Supreme-Court-of-Canada

The Supreme Court will ultimately need to resolve the debate in lower courts over parasitic causes of action.

Courts debate whether breaches of the Competition Act can support common law claims

Recently, Canadian courts have been debating whether the Competition Act is a “complete code” that forecloses the availability of so-called “parasitic” claims, that is, common law and equitable causes of action that are predicated upon breaches of the Competition Act.

The issue is important because the Competition Act’s private right of action for damages (s. 36) is limited to actual damages proven to have been suffered by the plaintiff, plus costs of the investigation and litigation. Aggravated and punitive damages are not available, nor is restitution or disgorgement of profits. The provision also contains a two year limitation period that begins to run from the date of the conduct (whether discoverability applies to this limitation period is another current debate).

By contrast, common law and equitable causes of action typically pleaded by plaintiffs do not suffer from these limitations (although they are not without their own particular countervailing limitations). Aggravated and punitive damages are in principle available, and the plaintiffs may be able to elect restitution or disgorgement of profits instead of damages, which would relieve the plaintiffs of the burden of proving how much they lost. Finally, the limitation periods for these causes of action does not begin to run until the plaintiffs know (or are taken to know) that they have a cause of action.

As a result, the answer to this question has important implications for plaintiffs and defendants in class actions alleging price fixing and other breaches of the Competition Act.

Two recent decisions come down on opposite sides of this issue. In Watson v. Bank of America, issued in August, 2015, the British Columbia Court of Appeal held that the Competition Act is not a complete code; parasitic claims are possible. Two months later, Justice Perell of the Ontario Superior Court came to the opposite conclusion in Shah v. LG Chem, Ltd., holding that the Competition Act is a complete code, and that parasitic causes of action are not available for breaches of its provisions.

From wheat to concrete

Two Supreme Court of Canada decisions form the starting point for the debate. In 1983, the court held that there is no tort of breach of statute, in Canada v. Saskatchewan Wheat Pool. Rather, breach of a statute may be evidence of negligence.

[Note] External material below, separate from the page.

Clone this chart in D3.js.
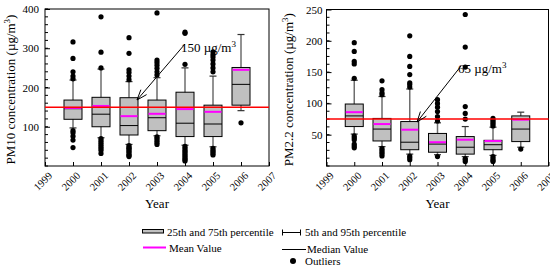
<!DOCTYPE html>
<html>
<head>
<meta charset="utf-8">
<script src="https://cdn.jsdelivr.net/npm/d3@7"></script>
<style>
  body { margin: 0; background: #fff; }
  svg { display: block; font-family: "Liberation Serif", "Times New Roman", serif; }
</style>
</head>
<body>
<svg></svg>
<script>
let years = [2000, 2001, 2002, 2003, 2004, 2005, 2006];
let yearTicks = [1999, 2000, 2001, 2002, 2003, 2004, 2005, 2006, 2007];

// PM10
let pm10Q1 = [119, 100, 79, 90, 75, 75, 155];
let pm10Median = [146, 132, 103, 123, 109, 107, 208];
let pm10Q3 = [168, 175, 174, 168, 188, 155, 251];
let pm10Mean = [148, 153, 127, 133, 145, 138, 245];
let pm10Low = [97, 72, 55, 77, 53, 49, 141];
let pm10High = [219, 247, 215, 225, 250, 229, 335];
let pm10Outliers = [
  [316, 274, 240, 229, 222, 90, 85, 76, 66, 47],
  [380, 290, 250, 70, 65, 60, 55, 50, 45, 40, 32],
  [327, 287, 245, 238, 229, 220, 52, 48, 45, 42, 38, 35, 30, 27, 24],
  [390, 270, 264, 257, 249, 240, 232, 74, 70, 65, 60, 55],
  [341, 338, 259, 50, 45, 40, 36, 32, 28, 24, 20, 16, 13],
  [291, 284, 278, 270, 260, 250, 240, 45, 40, 36, 32, 28],
  [110]
];
let pm10Ticks = [100, 200, 300, 400];
let pm10Limit = 150;

// PM2.2
let pm22Q1 = [63, 40, 26, 22, 19, 26, 39];
let pm22Median = [80, 59, 38, 35, 30, 34, 59];
let pm22Q3 = [99, 76, 71, 52, 47, 41, 80];
let pm22Mean = [86, 67, 58, 38, 42, 40, 74];
let pm22Low = [51, 31, 19, 18, 15, 17, 30];
let pm22High = [137, 111, 123, 69, 63, 62, 86];
let pm22Outliers = [
  [197, 183, 167, 163, 140, 48, 45, 42, 35, 32, 29],
  [136, 122, 117, 114, 28, 25, 22, 19, 16],
  [208, 175, 159, 146, 133, 130, 126, 16, 13, 10],
  [106, 100, 94, 87, 79, 72, 15],
  [242, 190, 158, 95, 84, 75, 12, 10, 7],
  [76, 73, 70, 67, 64, 15, 12, 9, 7],
  [27]
];
let pm22Ticks = [50, 100, 150, 200, 250];
let pm22Limit = 75;

let width = 550;
let height = 266;
let svg = d3.select("svg").attr("width", width).attr("height", height);

let boxWidth = 18;
let capWidth = 7;

let drawPanel = (p) => {
  let x = d3.scaleLinear().domain([1999, 2007]).range([p.left, p.right]);
  let y = d3.scaleLinear().domain([0, p.max]).range([p.bottom, p.top]);
  let g = svg.append("g");

  // minor ticks
  let minor = d3.range(0, p.max + 0.01, p.minorStep);
  g.selectAll("line.minor")
    .data(minor)
    .enter()
    .append("line")
    .attr("x1", p.left)
    .attr("x2", p.left + 3)
    .attr("y1", (d) => y(d))
    .attr("y2", (d) => y(d))
    .attr("stroke", "#000")
    .attr("stroke-width", 1);

  let yAxis = d3.axisLeft(y).tickValues(p.ticks).tickSize(-5).tickPadding(6);
  g.append("g")
    .attr("transform", `translate(${p.left},0)`)
    .call(yAxis)
    .call((a) => a.select(".domain").remove())
    .call((a) => a.selectAll("text").attr("font-size", 11).attr("font-family", "Liberation Serif").attr("dx", p.labelDx));

  let xAxis = d3.axisBottom(x).tickValues(yearTicks).tickSize(-4).tickFormat(d3.format("d"));
  g.append("g")
    .attr("transform", `translate(0,${p.bottom})`)
    .call(xAxis)
    .call((a) => a.select(".domain").remove())
    .call((a) =>
      a.selectAll("text")
        .attr("font-size", 10.5)
        .attr("font-family", "Liberation Serif")
        .attr("text-anchor", "end")
        .attr("dy", "0.3em")
        .attr("transform", "translate(3,6) rotate(-45)")
    );

  // frame
  g.append("rect")
    .attr("x", p.left)
    .attr("y", p.top)
    .attr("width", p.right - p.left)
    .attr("height", p.bottom - p.top)
    .attr("fill", "none")
    .attr("stroke", "#000")
    .attr("stroke-width", 1);

  let idx = d3.range(years.length);

  // whiskers
  g.selectAll("line.whisker")
    .data(idx)
    .enter()
    .append("line")
    .attr("x1", (i) => x(years[i]))
    .attr("x2", (i) => x(years[i]))
    .attr("y1", (i) => y(p.low[i]))
    .attr("y2", (i) => y(p.high[i]))
    .attr("stroke", "#6e6e6e")
    .attr("stroke-width", 1.5);
  [p.low, p.high].forEach((arr) => {
    g.selectAll(null)
      .data(idx)
      .enter()
      .append("line")
      .attr("x1", (i) => x(years[i]) - capWidth / 2)
      .attr("x2", (i) => x(years[i]) + capWidth / 2)
      .attr("y1", (i) => y(arr[i]))
      .attr("y2", (i) => y(arr[i]))
      .attr("stroke", "#333")
      .attr("stroke-width", 1.2);
  });

  // boxes
  g.selectAll("rect.box")
    .data(idx)
    .enter()
    .append("rect")
    .attr("x", (i) => x(years[i]) - boxWidth / 2)
    .attr("y", (i) => y(p.q3[i]))
    .attr("width", boxWidth)
    .attr("height", (i) => y(p.q1[i]) - y(p.q3[i]))
    .attr("fill", "#c0c0c0")
    .attr("stroke", "#000")
    .attr("stroke-width", 1);

  g.selectAll("line.median")
    .data(idx)
    .enter()
    .append("line")
    .attr("x1", (i) => x(years[i]) - boxWidth / 2)
    .attr("x2", (i) => x(years[i]) + boxWidth / 2)
    .attr("y1", (i) => y(p.median[i]))
    .attr("y2", (i) => y(p.median[i]))
    .attr("stroke", "#000")
    .attr("stroke-width", 1);

  g.selectAll("line.mean")
    .data(idx)
    .enter()
    .append("line")
    .attr("x1", (i) => x(years[i]) - boxWidth / 2 + 0.5)
    .attr("x2", (i) => x(years[i]) + boxWidth / 2 - 0.5)
    .attr("y1", (i) => y(p.mean[i]))
    .attr("y2", (i) => y(p.mean[i]))
    .attr("stroke", "#ff00ff")
    .attr("stroke-width", 2);

  // outliers
  let pts = [];
  p.outliers.forEach((arr, i) => arr.forEach((v) => pts.push([years[i], v])));
  g.selectAll("circle")
    .data(pts)
    .enter()
    .append("circle")
    .attr("cx", (d) => x(d[0]))
    .attr("cy", (d) => y(d[1]))
    .attr("r", 2.6)
    .attr("fill", "#000");

  // limit line
  g.append("line")
    .attr("x1", p.left)
    .attr("x2", p.right)
    .attr("y1", y(p.limit))
    .attr("y2", y(p.limit))
    .attr("stroke", "#ff0000")
    .attr("stroke-width", 1.5);

  // annotation arrow
  let a = p.arrow;
  g.append("line")
    .attr("x1", a[0]).attr("y1", a[1]).attr("x2", a[2]).attr("y2", a[3])
    .attr("stroke", "#000").attr("stroke-width", 1);
  let ang = Math.atan2(a[1] - a[3], a[0] - a[2]);
  [-0.35, 0.35].forEach((da) => {
    g.append("line")
      .attr("x1", a[2]).attr("y1", a[3])
      .attr("x2", a[2] + 11 * Math.cos(ang + da))
      .attr("y2", a[3] + 11 * Math.sin(ang + da))
      .attr("stroke", "#000").attr("stroke-width", 1);
  });
  let t = g.append("text")
    .attr("x", p.noteX)
    .attr("y", p.noteY)
    .attr("font-size", 13);
  t.append("tspan").text(p.note + " \u00b5g/m");
  t.append("tspan").attr("dy", -5).attr("font-size", 9).text("3");

  // axis titles
  g.append("text")
    .attr("x", (p.left + p.right) / 2)
    .attr("y", 208)
    .attr("text-anchor", "middle")
    .attr("font-size", 13)
    .text("Year");
  let yt = g.append("text")
    .attr("transform", `translate(${p.titleX},${(p.top + p.bottom) / 2 + 2}) rotate(-90)`)
    .attr("text-anchor", "middle")
    .attr("font-size", 13);
  yt.append("tspan").text(p.title + " concentration (\u00b5g/m");
  yt.append("tspan").attr("dy", -5).attr("font-size", 9).text("3");
  yt.append("tspan").attr("dy", 5).text(")");
};

drawPanel({
  left: 45, right: 269, top: 9, bottom: 166, max: 400, minorStep: 20,
  ticks: pm10Ticks, labelDx: 0,
  q1: pm10Q1, median: pm10Median, q3: pm10Q3, mean: pm10Mean,
  low: pm10Low, high: pm10High, outliers: pm10Outliers, limit: pm10Limit,
  arrow: [185, 44, 137, 100], note: "150", noteX: 181, noteY: 52,
  title: "PM10", titleX: 15
});

drawPanel({
  left: 326.5, right: 548.5, top: 9.5, bottom: 166, max: 250, minorStep: 12.5,
  ticks: pm22Ticks, labelDx: 2,
  q1: pm22Q1, median: pm22Median, q3: pm22Q3, mean: pm22Mean,
  low: pm22Low, high: pm22High, outliers: pm22Outliers, limit: pm22Limit,
  arrow: [461, 66, 417, 122], note: "65", noteX: 458, noteY: 73,
  title: "PM2.2", titleX: 293
});

// legend
let leg = svg.append("g").attr("font-size", 11);
leg.append("rect")
  .attr("x", 142.5).attr("y", 229.5).attr("width", 21).attr("height", 3.5)
  .attr("fill", "#c0c0c0").attr("stroke", "#000").attr("stroke-width", 1);
leg.append("text").attr("x", 167).attr("y", 236).text("25th and 75th percentile");
leg.append("line")
  .attr("x1", 143).attr("x2", 166).attr("y1", 247.5).attr("y2", 247.5)
  .attr("stroke", "#ff00ff").attr("stroke-width", 2);
leg.append("text").attr("x", 169).attr("y", 251.5).text("Mean Value");

leg.append("line")
  .attr("x1", 282).attr("x2", 301).attr("y1", 232.5).attr("y2", 232.5)
  .attr("stroke", "#000").attr("stroke-width", 1);
[282.5, 300.5].forEach((cx) => {
  leg.append("line")
    .attr("x1", cx).attr("x2", cx).attr("y1", 229.5).attr("y2", 235.5)
    .attr("stroke", "#000").attr("stroke-width", 1);
});
leg.append("text").attr("x", 305).attr("y", 236).text("5th and 95th percentile");
leg.append("line")
  .attr("x1", 282).attr("x2", 306).attr("y1", 249.5).attr("y2", 249.5)
  .attr("stroke", "#000").attr("stroke-width", 1);
leg.append("text").attr("x", 307).attr("y", 252.5).text("Median Value");
leg.append("circle").attr("cx", 293).attr("cy", 261).attr("r", 3).attr("fill", "#000");
leg.append("text").attr("x", 305).attr("y", 264.5).text("Outliers");
</script>
</body>
</html>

Later that same year, in Canada Cement LaFarge Ltd. v. British Columbia Lightweight Aggregate Ltd., the court identified two branches of the tort of conspiracy. The first is when the predominant purpose of the conspirators is to injure the plaintiff. They will be liable to the plaintiff even if the means employed are lawful. The second is when the conspirators use unlawful means to carry out their conspiracy. They will be liable to the plaintiff even if their main purpose was self-interest, and not injury to the plaintiff.

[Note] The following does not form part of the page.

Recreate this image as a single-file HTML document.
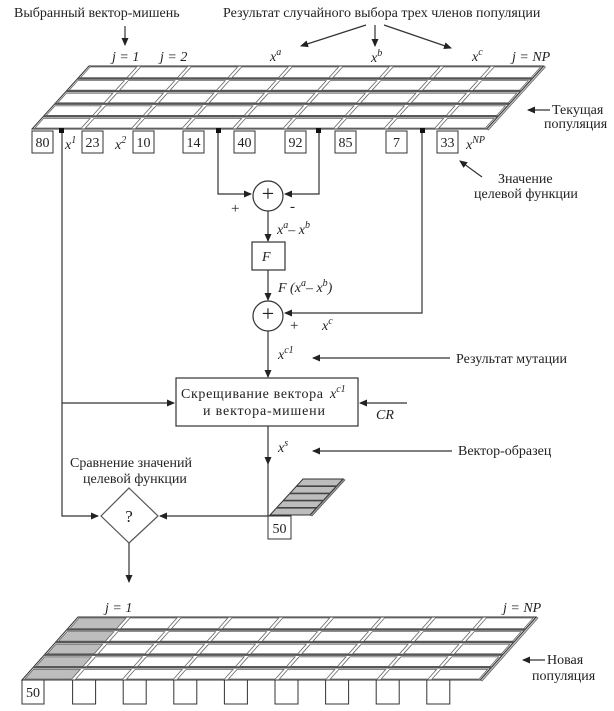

In Canada Cement LaFarge, the unlawful means was a market allocation agreement between Canada Cement LaFarge and a competitor. Canada Cement LaFarge was convicted of an offence under the predecessor to today’s Competition Act, the Combines Investigation Act. BC Lightweight Aggregate was an unintended victim of this conspiracy, which put it out of business. The court held that BC Lightweight Aggregate could succeed on the unlawful means branch of conspiracy.

The court did not address the question of whether allowing a breach of the Combines Investigation Act to stand as the unlawful means element in the tort of unlawful means conspiracy had the effect of creating a tort of breach of statute, contrary to the court’s ruling in Saskatchewan Wheat Pool. The court also did not address the private right of action in the Combines Investigation Act, as it had been enacted after the facts giving rise to the Canada Cement LaFarge case.

Well-orchestrated, complex scheme of economic regulation

In 1976, private right of action was introduced into the Combines Investigation Act giving victims of price fixing conspiracies and other criminal offences under the Act the right to sue for damages. This provision still exists, today, as section 36.

This provision was challenged on constitutional grounds. In 1989, the Supreme Court of Canada held that the private right of action was constitutionally valid, under the federal government’s “trade and commerce” power. In reaching this conclusion, the court described the Combines Investigation Act as embodying a “well-orchestrated” and “complex scheme of economic regulation”.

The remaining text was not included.